Welcome to Blawg Review #68. Blawg Review is a weekly roundup of law-related blog posts from around the web, and I was fortunate enough to be asked to host it this week, to coincide with my book release. I'll re-link to the USA Today piece about the book, from last week, and then I'll shut up about it and get to the links. Just for fun, I thought I'd ask Anonymous Lawyer to chime in whenever he has something to say about any of this stuff. He speaks in italics. Just so it's clear.
Let's start off with the Bar Exam, this week's big event for recent law school graduates. For some first-hand perspectives, check out Wings and Vodka, Cathy, another person, someone else, and one more. Thanks, Technorati.
Second in importance to the Bar Exam this week has been the stuff going on in Israel and Lebanon. Some links: Whether the civilians in Israel and Lebanon are as innocent as they seem. Suing over the Israeli-Lebanon war. David Kopel at Volokh on the UN's complicity in the Hezbollah kidnapping.
And, the Baseball Crank, who often writes about the law, has been blogging some interesting stuff about the Israel-Lebanon conflict (and also about the players whose stock has fallen throughout the major leagues).
I think ---
No. Anonymous Lawyer, be quiet. You are not allowed to have an opinion about the situation in Israel.
But all I was going to say was ---
And, in other human tragedy news, the first Katrina insurance trial.
One of the most interesting links I was sent for this week's Blawg Review was about a cable guy who accidentally deleted screenplays off a guy's computer. Oops. The guy wanted punitive damages and the court ruled he can't get them.
I deleted someone's screenplay off his computer once. I came into his office with an assignment, saw he was writing something, peeked at the screen, realized it wasn't legal work, and I picked up his firm-logoed baseball bat we gave out during the Annual Pinata Party, and smashed his computer to bits.
No you didn't.
Okay, I didn't. But I thought it was about time I chimed in with something to say.
And, big news on the world poker tour. According to Mark at Sports Biz, 7 top poker players have filed an antitrust suit against the World Poker Tour.
They probably shouldn't bite the hand that feeds them.
Yeah, not like an anonymous blogger trashing his fictional firm. At least these poker players have actually been wronged. You're just whining about how hard it is to be rich and powerful even though you don't really work any harder than people who make a lot less money doing things a lot less fun.
In this week's most bizarre legal news, via Quizlaw, the host of a PBS Kids show was fired because she advocated anal sex in an online video.
I think Kirkland & Ellis has a video segment about that on its website.
No, that's work-life balance.
Whatever, that's just as ridiculous for a law firm to be talking about.
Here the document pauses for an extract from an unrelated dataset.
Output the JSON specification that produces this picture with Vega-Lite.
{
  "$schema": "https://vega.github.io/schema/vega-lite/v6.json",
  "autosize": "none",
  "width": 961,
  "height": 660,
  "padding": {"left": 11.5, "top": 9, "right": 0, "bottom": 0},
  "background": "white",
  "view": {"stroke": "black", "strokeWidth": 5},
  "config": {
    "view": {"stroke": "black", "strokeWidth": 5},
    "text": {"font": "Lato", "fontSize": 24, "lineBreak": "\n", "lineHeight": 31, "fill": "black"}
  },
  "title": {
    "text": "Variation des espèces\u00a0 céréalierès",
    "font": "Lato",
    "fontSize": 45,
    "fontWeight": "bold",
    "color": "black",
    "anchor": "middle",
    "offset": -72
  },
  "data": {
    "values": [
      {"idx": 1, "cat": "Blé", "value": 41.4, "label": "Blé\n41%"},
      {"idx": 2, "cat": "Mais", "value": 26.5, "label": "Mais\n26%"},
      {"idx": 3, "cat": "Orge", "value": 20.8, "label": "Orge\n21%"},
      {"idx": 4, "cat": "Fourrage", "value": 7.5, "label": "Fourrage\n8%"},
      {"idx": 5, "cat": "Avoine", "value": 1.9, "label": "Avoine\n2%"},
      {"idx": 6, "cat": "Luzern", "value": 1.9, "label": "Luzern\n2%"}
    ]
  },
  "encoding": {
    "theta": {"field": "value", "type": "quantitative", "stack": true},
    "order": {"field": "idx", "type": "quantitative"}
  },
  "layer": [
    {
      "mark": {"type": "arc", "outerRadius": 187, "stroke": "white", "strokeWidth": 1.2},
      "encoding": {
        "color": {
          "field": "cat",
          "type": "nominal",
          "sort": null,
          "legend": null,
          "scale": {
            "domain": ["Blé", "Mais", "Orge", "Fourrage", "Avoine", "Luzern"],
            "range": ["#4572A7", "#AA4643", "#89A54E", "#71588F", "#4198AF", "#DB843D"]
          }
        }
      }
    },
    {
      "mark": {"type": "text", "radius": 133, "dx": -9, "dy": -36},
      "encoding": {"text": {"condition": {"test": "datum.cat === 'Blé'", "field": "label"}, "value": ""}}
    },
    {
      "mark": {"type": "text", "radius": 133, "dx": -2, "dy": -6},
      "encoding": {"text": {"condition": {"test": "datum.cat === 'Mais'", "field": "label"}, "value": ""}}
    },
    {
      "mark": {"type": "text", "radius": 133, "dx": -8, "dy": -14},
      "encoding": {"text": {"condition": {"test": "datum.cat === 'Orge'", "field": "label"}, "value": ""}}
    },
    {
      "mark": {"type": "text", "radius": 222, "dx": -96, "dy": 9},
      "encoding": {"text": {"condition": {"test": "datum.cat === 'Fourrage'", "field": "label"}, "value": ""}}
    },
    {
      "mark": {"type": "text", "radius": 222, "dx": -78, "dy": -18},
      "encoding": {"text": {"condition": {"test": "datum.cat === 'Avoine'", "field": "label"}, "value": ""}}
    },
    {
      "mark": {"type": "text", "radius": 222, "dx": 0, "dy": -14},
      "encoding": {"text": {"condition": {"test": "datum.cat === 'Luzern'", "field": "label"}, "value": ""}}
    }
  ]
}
Speaking of law firms, here's The Greatest American Law Clerk, arguing that large firms may not be the best places to spend your summer; a blawg discussion on billable hours; and Bruce MacEwen on The War For Talent at law firms and how it's hard to make sure the right people are the ones moving up the ladder to partnership.
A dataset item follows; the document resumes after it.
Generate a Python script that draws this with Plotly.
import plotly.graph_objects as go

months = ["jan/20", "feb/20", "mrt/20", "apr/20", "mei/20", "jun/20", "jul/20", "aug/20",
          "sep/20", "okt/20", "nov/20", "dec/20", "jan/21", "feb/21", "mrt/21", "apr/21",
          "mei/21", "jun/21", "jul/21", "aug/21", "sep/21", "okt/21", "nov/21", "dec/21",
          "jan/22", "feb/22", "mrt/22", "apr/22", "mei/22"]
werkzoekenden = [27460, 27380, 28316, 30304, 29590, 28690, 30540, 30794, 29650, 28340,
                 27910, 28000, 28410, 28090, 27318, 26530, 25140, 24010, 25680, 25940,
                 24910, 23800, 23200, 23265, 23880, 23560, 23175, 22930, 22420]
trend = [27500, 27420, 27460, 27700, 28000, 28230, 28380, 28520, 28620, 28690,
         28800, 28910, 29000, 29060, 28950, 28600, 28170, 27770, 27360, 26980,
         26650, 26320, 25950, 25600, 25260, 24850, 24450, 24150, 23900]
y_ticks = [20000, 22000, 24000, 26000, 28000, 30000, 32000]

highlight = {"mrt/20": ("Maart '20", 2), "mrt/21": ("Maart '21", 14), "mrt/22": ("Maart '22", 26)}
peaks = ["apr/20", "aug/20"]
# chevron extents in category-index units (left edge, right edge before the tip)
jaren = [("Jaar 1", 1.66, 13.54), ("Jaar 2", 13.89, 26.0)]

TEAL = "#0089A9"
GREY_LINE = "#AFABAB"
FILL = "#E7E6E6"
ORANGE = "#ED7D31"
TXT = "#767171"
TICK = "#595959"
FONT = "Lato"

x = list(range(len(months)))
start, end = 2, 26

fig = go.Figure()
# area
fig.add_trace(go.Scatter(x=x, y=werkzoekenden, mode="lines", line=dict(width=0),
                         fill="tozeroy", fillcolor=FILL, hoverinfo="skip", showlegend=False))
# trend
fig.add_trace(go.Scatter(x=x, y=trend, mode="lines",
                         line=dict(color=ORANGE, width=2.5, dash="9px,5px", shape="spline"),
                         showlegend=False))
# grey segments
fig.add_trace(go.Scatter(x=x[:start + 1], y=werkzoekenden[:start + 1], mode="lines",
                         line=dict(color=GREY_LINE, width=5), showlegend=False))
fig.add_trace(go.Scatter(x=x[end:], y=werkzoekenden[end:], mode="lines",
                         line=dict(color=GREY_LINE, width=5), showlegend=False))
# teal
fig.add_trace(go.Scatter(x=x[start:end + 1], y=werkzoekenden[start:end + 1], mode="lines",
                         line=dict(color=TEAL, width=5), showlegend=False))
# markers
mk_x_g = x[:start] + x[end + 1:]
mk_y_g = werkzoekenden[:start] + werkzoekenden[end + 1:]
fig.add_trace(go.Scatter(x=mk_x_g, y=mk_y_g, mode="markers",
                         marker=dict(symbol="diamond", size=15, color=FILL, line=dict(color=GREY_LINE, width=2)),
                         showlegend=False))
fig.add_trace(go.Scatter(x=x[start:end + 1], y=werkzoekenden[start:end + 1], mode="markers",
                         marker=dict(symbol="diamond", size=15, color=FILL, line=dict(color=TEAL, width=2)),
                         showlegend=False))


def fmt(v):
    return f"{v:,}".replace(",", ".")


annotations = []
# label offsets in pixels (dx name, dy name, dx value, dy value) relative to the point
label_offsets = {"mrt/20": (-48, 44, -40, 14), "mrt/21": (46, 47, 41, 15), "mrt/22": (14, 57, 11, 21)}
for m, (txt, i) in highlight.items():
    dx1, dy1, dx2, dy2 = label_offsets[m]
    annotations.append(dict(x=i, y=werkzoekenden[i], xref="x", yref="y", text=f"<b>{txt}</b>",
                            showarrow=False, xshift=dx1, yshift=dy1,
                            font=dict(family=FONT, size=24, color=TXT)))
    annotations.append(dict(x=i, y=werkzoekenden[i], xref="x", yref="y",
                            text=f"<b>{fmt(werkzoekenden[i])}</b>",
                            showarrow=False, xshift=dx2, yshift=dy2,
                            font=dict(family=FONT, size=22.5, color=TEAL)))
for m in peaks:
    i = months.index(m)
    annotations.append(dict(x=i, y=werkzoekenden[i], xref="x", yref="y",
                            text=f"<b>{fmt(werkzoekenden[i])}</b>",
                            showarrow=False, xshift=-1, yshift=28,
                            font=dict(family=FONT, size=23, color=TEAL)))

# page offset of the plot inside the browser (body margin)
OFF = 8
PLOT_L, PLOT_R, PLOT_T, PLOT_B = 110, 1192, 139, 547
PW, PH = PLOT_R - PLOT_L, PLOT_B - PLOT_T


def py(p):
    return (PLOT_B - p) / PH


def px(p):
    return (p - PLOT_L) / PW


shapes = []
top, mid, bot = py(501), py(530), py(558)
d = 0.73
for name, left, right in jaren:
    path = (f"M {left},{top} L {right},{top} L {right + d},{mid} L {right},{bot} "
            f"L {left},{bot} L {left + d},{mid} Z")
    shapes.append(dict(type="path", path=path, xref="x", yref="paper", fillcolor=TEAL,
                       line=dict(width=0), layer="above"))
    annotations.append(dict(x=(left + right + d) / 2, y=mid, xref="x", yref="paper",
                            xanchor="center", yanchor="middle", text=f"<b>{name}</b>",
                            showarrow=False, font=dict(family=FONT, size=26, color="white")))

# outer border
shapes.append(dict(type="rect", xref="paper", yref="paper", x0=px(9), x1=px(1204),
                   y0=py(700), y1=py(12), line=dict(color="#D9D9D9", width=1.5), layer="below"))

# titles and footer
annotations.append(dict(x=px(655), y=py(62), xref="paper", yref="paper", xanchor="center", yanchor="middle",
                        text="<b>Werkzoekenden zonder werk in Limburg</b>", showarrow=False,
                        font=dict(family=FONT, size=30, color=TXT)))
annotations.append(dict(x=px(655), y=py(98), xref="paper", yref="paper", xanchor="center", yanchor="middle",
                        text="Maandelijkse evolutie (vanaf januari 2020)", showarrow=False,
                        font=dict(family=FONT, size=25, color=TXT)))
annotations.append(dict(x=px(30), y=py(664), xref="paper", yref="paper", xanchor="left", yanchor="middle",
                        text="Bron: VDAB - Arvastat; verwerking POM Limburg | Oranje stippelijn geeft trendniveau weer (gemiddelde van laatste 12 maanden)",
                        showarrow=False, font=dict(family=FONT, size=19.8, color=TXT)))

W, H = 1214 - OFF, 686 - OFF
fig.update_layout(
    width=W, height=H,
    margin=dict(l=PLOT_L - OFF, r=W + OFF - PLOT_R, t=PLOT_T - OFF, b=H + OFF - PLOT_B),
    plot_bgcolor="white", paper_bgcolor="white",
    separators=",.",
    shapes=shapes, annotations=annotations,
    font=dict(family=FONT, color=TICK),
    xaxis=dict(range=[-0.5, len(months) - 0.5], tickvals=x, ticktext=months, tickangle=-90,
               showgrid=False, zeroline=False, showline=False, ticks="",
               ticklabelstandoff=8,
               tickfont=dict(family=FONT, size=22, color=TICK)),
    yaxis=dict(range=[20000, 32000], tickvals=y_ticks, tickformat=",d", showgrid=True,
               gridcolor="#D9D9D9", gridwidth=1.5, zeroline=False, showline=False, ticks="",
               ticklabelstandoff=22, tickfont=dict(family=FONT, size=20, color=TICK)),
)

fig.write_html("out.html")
Also, in New Jersey, lawyers can't advertise using the term "super lawyer."
IP News of the Week: Who owns the copyright in a contract drafted by a firm? The law firm, the lawyer, or the client? Patents, trade secrets and inventions in Heinlein's fiction. And, trademark tips for your web application, from Steve Nipper, who I met at LexThink a little more than a year ago. I think this is a great post -- much more interesting than I expected from the title.
Law School-related links: Chris Geidner on the decision not to hire Juan Cole as a Yale law professor. Orin Kerr on banning laptops in classrooms. And Tucker Max says you shouldn't go to law school, and the terrific group blog Unfogged has a post about it, with a robust comments thread.
On blogs: Tung Yin on legal blogs and the Supreme Court confirmation process. The status of legal blogs and the search for legitimacy (PDF). Howard Bashman writes, Are Blogs the New Friends of the Court? From Evan Schaeffer's terrific blog, a link to a Bloggasm interview with Overlawyered's Walter Olson. Rob Hyndman on the dearth of CEOs who blog.
Long posts I didn't finish reading but look interesting and I want to link to them anyway: Monaco Jerry about the legal fiction that a defendant is really a participant in his own trial. Matt Barr at Socratic Rhythm Method on Presidential Signing Statements made when the President signs new laws, regarding how he plans on interpreting them. Whether borders should matter in the context of Internet Tax Jurisdiction. The focus on the short run in antitrust law produces conservative results. There's even a graph!
And, some assorted posts I like but couldn't find a category for:
LA's Dopest Attorney, an expert in drug cases.
Ernie the Attorney on negative states of mind.
Professor Bainbridge writes about "The Judicial We."
Finally, in our pro bono section this week:
What Sherry Fowler likes about coaching special olympics.
That's not billable.
Thanks, AL. You've been really helpful today.